>> START
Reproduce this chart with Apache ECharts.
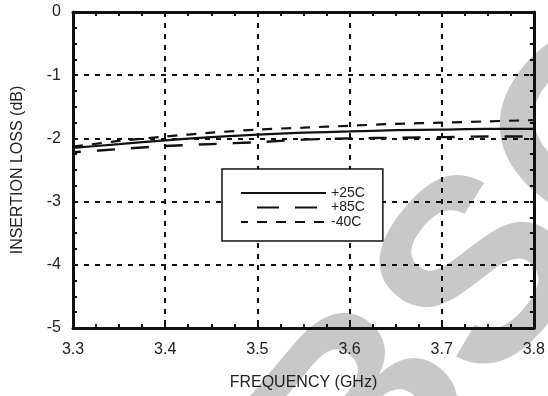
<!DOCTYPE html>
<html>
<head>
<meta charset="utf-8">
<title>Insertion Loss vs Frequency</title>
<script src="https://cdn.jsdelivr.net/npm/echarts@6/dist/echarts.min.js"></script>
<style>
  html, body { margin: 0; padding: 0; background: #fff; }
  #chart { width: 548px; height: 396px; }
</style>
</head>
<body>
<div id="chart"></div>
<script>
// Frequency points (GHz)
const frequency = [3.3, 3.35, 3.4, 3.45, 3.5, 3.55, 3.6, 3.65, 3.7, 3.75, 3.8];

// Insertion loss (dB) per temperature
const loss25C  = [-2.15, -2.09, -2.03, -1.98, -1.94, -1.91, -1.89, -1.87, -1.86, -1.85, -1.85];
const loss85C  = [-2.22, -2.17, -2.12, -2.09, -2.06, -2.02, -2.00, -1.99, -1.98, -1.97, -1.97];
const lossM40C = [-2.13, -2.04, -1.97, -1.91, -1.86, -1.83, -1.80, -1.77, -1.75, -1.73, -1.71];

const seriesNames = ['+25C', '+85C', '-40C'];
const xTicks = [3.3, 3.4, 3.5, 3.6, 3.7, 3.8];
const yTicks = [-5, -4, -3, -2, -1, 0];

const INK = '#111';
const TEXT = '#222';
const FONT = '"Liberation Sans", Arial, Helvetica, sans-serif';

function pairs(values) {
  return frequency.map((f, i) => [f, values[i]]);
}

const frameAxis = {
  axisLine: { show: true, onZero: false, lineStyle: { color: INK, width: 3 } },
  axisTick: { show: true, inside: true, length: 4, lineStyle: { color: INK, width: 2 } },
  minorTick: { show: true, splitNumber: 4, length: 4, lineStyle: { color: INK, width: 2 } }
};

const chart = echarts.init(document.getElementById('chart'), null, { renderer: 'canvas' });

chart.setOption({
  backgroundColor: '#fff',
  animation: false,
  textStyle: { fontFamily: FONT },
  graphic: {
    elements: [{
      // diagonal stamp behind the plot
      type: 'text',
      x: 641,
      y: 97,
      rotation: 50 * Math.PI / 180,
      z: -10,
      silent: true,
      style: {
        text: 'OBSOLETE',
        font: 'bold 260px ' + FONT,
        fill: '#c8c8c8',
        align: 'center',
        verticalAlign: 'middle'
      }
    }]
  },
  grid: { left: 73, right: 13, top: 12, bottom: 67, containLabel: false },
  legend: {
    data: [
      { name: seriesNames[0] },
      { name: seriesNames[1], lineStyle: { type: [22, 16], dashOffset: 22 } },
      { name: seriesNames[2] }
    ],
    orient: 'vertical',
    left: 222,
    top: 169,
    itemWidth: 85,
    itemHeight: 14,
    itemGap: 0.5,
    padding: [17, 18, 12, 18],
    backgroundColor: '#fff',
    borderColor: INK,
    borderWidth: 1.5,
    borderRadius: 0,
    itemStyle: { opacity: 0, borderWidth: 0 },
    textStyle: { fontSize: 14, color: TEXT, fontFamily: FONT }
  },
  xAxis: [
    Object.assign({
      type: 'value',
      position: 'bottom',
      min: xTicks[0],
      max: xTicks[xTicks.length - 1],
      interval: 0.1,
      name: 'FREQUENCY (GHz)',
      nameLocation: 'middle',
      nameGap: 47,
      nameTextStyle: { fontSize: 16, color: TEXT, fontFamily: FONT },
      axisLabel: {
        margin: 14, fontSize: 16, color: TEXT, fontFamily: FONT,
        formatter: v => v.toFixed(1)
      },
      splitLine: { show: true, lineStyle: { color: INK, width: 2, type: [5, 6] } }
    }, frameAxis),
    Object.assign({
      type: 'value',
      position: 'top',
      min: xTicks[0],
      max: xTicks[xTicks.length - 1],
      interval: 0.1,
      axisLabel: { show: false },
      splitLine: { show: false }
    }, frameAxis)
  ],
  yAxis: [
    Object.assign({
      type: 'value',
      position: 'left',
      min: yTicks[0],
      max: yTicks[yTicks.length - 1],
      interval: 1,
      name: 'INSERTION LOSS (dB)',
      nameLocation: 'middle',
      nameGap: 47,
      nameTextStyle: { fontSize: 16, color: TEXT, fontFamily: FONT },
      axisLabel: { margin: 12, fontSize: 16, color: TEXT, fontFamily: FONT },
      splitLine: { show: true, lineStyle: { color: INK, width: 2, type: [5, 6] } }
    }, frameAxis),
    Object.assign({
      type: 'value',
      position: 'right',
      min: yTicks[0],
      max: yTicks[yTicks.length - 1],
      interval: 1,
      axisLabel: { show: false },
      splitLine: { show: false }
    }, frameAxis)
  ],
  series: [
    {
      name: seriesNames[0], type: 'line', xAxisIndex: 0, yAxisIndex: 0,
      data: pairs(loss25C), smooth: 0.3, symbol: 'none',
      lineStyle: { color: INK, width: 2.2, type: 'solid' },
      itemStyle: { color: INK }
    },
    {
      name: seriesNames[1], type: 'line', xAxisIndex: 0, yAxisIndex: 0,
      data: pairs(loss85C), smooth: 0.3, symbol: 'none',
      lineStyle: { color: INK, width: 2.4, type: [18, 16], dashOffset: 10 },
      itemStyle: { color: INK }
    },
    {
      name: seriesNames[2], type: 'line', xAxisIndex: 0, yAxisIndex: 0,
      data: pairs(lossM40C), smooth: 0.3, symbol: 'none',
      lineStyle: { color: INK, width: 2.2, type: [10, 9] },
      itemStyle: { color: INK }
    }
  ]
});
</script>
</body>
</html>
>> END
# Given problem
Leave the images out, please, and restate each line word for word.

# Solution to this problem
Reproduce this chart with Apache ECharts.
<!DOCTYPE html>
<html>
<head>
<meta charset="utf-8">
<title>Insertion Loss vs Frequency</title>
<script src="https://cdn.jsdelivr.net/npm/echarts@6/dist/echarts.min.js"></script>
<style>
  html, body { margin: 0; padding: 0; background: #fff; }
  #chart { width: 548px; height: 396px; }
</style>
</head>
<body>
<div id="chart"></div>
<script>
// Frequency points (GHz)
const frequency = [3.3, 3.35, 3.4, 3.45, 3.5, 3.55, 3.6, 3.65, 3.7, 3.75, 3.8];

// Insertion loss (dB) per temperature
const loss25C  = [-2.15, -2.09, -2.03, -1.98, -1.94, -1.91, -1.89, -1.87, -1.86, -1.85, -1.85];
const loss85C  = [-2.22, -2.17, -2.12, -2.09, -2.06, -2.02, -2.00, -1.99, -1.98, -1.97, -1.97];
const lossM40C = [-2.13, -2.04, -1.97, -1.91, -1.86, -1.83, -1.80, -1.77, -1.75, -1.73, -1.71];

const seriesNames = ['+25C', '+85C', '-40C'];
const xTicks = [3.3, 3.4, 3.5, 3.6, 3.7, 3.8];
const yTicks = [-5, -4, -3, -2, -1, 0];

const INK = '#111';
const TEXT = '#222';
const FONT = '"Liberation Sans", Arial, Helvetica, sans-serif';

function pairs(values) {
  return frequency.map((f, i) => [f, values[i]]);
}

const frameAxis = {
  axisLine: { show: true, onZero: false, lineStyle: { color: INK, width: 3 } },
  axisTick: { show: true, inside: true, length: 4, lineStyle: { color: INK, width: 2 } },
  minorTick: { show: true, splitNumber: 4, length: 4, lineStyle: { color: INK, width: 2 } }
};

const chart = echarts.init(document.getElementById('chart'), null, { renderer: 'canvas' });

chart.setOption({
  backgroundColor: '#fff',
  animation: false,
  textStyle: { fontFamily: FONT },
  graphic: {
    elements: [{
      // diagonal stamp behind the plot
      type: 'text',
      x: 641,
      y: 97,
      rotation: 50 * Math.PI / 180,
      z: -10,
      silent: true,
      style: {
        text: 'OBSOLETE',
        font: 'bold 260px ' + FONT,
        fill: '#c8c8c8',
        align: 'center',
        verticalAlign: 'middle'
      }
    }]
  },
  grid: { left: 73, right: 13, top: 12, bottom: 67, containLabel: false },
  legend: {
    data: [
      { name: seriesNames[0] },
      { name: seriesNames[1], lineStyle: { type: [22, 16], dashOffset: 22 } },
      { name: seriesNames[2] }
    ],
    orient: 'vertical',
    left: 222,
    top: 169,
    itemWidth: 85,
    itemHeight: 14,
    itemGap: 0.5,
    padding: [17, 18, 12, 18],
    backgroundColor: '#fff',
    borderColor: INK,
    borderWidth: 1.5,
    borderRadius: 0,
    itemStyle: { opacity: 0, borderWidth: 0 },
    textStyle: { fontSize: 14, color: TEXT, fontFamily: FONT }
  },
  xAxis: [
    Object.assign({
      type: 'value',
      position: 'bottom',
      min: xTicks[0],
      max: xTicks[xTicks.length - 1],
      interval: 0.1,
      name: 'FREQUENCY (GHz)',
      nameLocation: 'middle',
      nameGap: 47,
      nameTextStyle: { fontSize: 16, color: TEXT, fontFamily: FONT },
      axisLabel: {
        margin: 14, fontSize: 16, color: TEXT, fontFamily: FONT,
        formatter: v => v.toFixed(1)
      },
      splitLine: { show: true, lineStyle: { color: INK, width: 2, type: [5, 6] } }
    }, frameAxis),
    Object.assign({
      type: 'value',
      position: 'top',
      min: xTicks[0],
      max: xTicks[xTicks.length - 1],
      interval: 0.1,
      axisLabel: { show: false },
      splitLine: { show: false }
    }, frameAxis)
  ],
  yAxis: [
    Object.assign({
      type: 'value',
      position: 'left',
      min: yTicks[0],
      max: yTicks[yTicks.length - 1],
      interval: 1,
      name: 'INSERTION LOSS (dB)',
      nameLocation: 'middle',
      nameGap: 47,
      nameTextStyle: { fontSize: 16, color: TEXT, fontFamily: FONT },
      axisLabel: { margin: 12, fontSize: 16, color: TEXT, fontFamily: FONT },
      splitLine: { show: true, lineStyle: { color: INK, width: 2, type: [5, 6] } }
    }, frameAxis),
    Object.assign({
      type: 'value',
      position: 'right',
      min: yTicks[0],
      max: yTicks[yTicks.length - 1],
      interval: 1,
      axisLabel: { show: false },
      splitLine: { show: false }
    }, frameAxis)
  ],
  series: [
    {
      name: seriesNames[0], type: 'line', xAxisIndex: 0, yAxisIndex: 0,
      data: pairs(loss25C), smooth: 0.3, symbol: 'none',
      lineStyle: { color: INK, width: 2.2, type: 'solid' },
      itemStyle: { color: INK }
    },
    {
      name: seriesNames[1], type: 'line', xAxisIndex: 0, yAxisIndex: 0,
      data: pairs(loss85C), smooth: 0.3, symbol: 'none',
      lineStyle: { color: INK, width: 2.4, type: [18, 16], dashOffset: 10 },
      itemStyle: { color: INK }
    },
    {
      name: seriesNames[2], type: 'line', xAxisIndex: 0, yAxisIndex: 0,
      data: pairs(lossM40C), smooth: 0.3, symbol: 'none',
      lineStyle: { color: INK, width: 2.2, type: [10, 9] },
      itemStyle: { color: INK }
    }
  ]
});
</script>
</body>
</html>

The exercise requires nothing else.